Crystal lives at the top of Viper’s Hill, where the rocky coil ends in a sort of mesa. I asked her once how Viper’s Hill got its name and she told me a story about an old tradition called a rattlesnake roundup. Since I hadn’t known her very long, I was inclined to dismiss this tale as a colorful legend invented for the tourists, but I later discovered that the nearby town of Columbia holds an annual poison oak festival, so the lunacy might be true.
Soft chanting led me up the hill: “Om-Hrum-Adityaya-Namah. Om-Hraim-Savitre-Namah.”
I found Crystal in her yard doing her version of sun salutations, which were about half successful, given that she could not lie prone because of the thick mud. What bits of the sky we could see through the forlorn oaks was clear, but the day remained bitterly cold. Crystal waved as I walked up, but kept folding and breathing. Yoga was her most recent enthusiasm. An exasperated friend had once said that Crystal had been baptized in so many faiths that her skin was starting to prune from the holy water. I liked that she was so open to strange things and had almost—almost—told her about the cats back in October. But Crystal also liked to chitchat about the strange and wonderful, and I couldn’t risk even a garbled version of this story getting around. I didn’t need to get labeled as the village kook.
“Oh-Hram-Bhaskaraya-Namah—Hey, Jillian!” She ended her salutation for creativity and balance. Today she was wearing a bipolar outfit known well to mountain folks in the spring. The manic part was gauze harem pants in hot citrus colors and a lace shirt of lime green. The depressive part featured winter boots and a large wool sweater-coat she had belted at her
waist. Her smile was wide. Clearly she was dizzy with the rapture of the sun.
“Hey, yourself,” I answered with a smile. Crystal was crowding fifty and not beautiful in any classical sense, but people always described her as lovely and gorgeous. I think what made her so attractive—to anyone grown beyond the hormone-driven fascination with teenage pop stars and supermodels—was the joy she radiated. It suggested a lack of suffering, or a transcendence of the earthly sorrow that wears most of us down eventually. Such bliss hints at the divine, and others want to bask in that reflected happiness while they tell their tales of woe. And to drink her homegrown calendula-mint tea, which was delicious and soothing.

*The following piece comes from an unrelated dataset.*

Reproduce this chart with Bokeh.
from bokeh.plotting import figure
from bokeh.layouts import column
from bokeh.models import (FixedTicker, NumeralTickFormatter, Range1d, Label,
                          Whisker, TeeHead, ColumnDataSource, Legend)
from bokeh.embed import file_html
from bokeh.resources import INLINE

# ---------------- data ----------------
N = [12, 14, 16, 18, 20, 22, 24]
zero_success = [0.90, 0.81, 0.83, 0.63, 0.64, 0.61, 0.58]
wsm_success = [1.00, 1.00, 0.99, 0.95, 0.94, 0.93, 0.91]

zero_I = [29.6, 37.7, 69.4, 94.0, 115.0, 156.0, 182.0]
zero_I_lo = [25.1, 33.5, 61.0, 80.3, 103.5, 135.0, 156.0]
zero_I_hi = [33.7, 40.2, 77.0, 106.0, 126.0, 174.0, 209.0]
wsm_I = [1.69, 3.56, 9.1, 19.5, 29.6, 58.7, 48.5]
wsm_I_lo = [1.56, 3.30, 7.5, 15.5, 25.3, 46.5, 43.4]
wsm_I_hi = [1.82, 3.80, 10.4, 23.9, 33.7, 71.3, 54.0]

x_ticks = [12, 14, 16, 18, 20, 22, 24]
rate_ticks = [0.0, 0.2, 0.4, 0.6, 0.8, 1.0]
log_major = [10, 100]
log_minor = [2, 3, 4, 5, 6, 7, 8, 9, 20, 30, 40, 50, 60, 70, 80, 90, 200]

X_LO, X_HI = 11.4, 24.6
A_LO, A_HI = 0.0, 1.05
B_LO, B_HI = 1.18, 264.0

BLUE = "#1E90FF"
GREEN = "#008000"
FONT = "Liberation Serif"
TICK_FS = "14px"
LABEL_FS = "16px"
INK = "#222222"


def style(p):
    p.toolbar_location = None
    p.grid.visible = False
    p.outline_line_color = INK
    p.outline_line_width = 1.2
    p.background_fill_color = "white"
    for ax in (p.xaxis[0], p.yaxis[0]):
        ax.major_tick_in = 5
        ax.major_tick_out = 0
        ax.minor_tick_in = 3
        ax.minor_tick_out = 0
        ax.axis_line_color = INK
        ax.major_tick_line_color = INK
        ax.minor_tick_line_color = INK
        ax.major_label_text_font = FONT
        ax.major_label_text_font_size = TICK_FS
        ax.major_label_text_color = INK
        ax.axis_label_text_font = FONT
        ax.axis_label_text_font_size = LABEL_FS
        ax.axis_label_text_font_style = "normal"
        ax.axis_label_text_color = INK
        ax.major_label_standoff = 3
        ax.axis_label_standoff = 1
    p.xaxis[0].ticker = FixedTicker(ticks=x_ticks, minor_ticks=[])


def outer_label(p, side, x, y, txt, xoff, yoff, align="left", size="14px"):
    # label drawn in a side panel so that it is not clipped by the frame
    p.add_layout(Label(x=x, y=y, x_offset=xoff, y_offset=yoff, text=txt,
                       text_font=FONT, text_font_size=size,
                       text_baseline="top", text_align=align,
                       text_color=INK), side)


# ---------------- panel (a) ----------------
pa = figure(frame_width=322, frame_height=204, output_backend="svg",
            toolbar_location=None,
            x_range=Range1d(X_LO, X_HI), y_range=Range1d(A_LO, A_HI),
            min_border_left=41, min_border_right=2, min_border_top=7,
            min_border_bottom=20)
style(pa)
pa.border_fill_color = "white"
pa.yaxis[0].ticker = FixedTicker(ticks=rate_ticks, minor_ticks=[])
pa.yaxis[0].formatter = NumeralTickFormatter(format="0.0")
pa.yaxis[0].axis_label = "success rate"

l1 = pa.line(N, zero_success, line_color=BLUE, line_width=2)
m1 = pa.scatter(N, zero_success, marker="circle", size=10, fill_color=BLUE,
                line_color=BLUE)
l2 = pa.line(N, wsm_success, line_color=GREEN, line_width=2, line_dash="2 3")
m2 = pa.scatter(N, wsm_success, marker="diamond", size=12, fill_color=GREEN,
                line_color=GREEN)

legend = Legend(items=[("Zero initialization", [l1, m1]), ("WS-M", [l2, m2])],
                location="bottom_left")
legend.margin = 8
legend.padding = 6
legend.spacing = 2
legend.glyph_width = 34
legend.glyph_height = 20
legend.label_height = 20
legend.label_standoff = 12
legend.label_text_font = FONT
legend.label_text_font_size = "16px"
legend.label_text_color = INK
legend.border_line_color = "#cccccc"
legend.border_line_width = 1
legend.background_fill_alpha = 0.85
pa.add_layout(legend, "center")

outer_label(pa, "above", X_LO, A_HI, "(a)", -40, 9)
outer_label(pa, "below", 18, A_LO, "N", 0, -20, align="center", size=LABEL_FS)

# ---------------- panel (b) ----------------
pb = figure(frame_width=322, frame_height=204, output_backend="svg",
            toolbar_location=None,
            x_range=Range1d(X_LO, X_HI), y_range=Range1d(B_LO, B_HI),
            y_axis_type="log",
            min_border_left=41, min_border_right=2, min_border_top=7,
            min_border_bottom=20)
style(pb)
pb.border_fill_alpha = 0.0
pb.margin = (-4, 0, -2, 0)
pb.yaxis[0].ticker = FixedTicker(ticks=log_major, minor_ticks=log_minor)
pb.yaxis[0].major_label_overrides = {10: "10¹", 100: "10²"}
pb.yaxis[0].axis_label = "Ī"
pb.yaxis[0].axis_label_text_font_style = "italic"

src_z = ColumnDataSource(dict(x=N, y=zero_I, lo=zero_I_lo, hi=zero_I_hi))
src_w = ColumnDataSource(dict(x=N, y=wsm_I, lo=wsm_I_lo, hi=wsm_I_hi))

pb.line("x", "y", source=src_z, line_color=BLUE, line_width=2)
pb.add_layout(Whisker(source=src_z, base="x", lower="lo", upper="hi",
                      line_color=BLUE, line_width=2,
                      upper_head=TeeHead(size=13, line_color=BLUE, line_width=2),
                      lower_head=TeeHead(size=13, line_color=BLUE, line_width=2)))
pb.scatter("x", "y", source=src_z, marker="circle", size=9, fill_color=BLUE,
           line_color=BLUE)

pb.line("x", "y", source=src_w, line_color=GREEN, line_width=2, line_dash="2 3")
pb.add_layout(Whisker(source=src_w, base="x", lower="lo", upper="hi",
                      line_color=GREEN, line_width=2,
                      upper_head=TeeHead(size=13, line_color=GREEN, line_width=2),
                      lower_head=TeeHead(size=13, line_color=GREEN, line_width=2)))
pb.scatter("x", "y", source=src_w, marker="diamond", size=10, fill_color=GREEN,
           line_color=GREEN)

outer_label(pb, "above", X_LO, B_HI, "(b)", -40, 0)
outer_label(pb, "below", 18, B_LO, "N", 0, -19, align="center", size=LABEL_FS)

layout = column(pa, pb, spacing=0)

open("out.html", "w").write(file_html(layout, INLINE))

“I’m afraid that I have some unhappy news,” I said.
“Then I’d better put on the kettle,” she replied, predictably. “Let’s go inside where it’s warm.”
It turns out that this was a red-letter day for me. Crystal hadn’t heard about Irv, which told me that the sheriff either wasn’t pursuing his death as a murder, or else was being very, very cautious about whom he questioned. Either way, I understood. It was annoying when I wanted answers, but reasonable given that he worked in Irish Camp, where everybody minded everybody else’s business and nothing would get done if the town council or the mayor got in the way of an investigation.
Disappointed that my usual source hadn’t already called everyone in town and figured out who the murderer was, I decided that I would take a trip down to the coffee shop myself. Not to do anything, really, just to hear what people had to say. And for the coffee and chocolate-orange scones, of course. Calendula-mint tea wasn’t enough.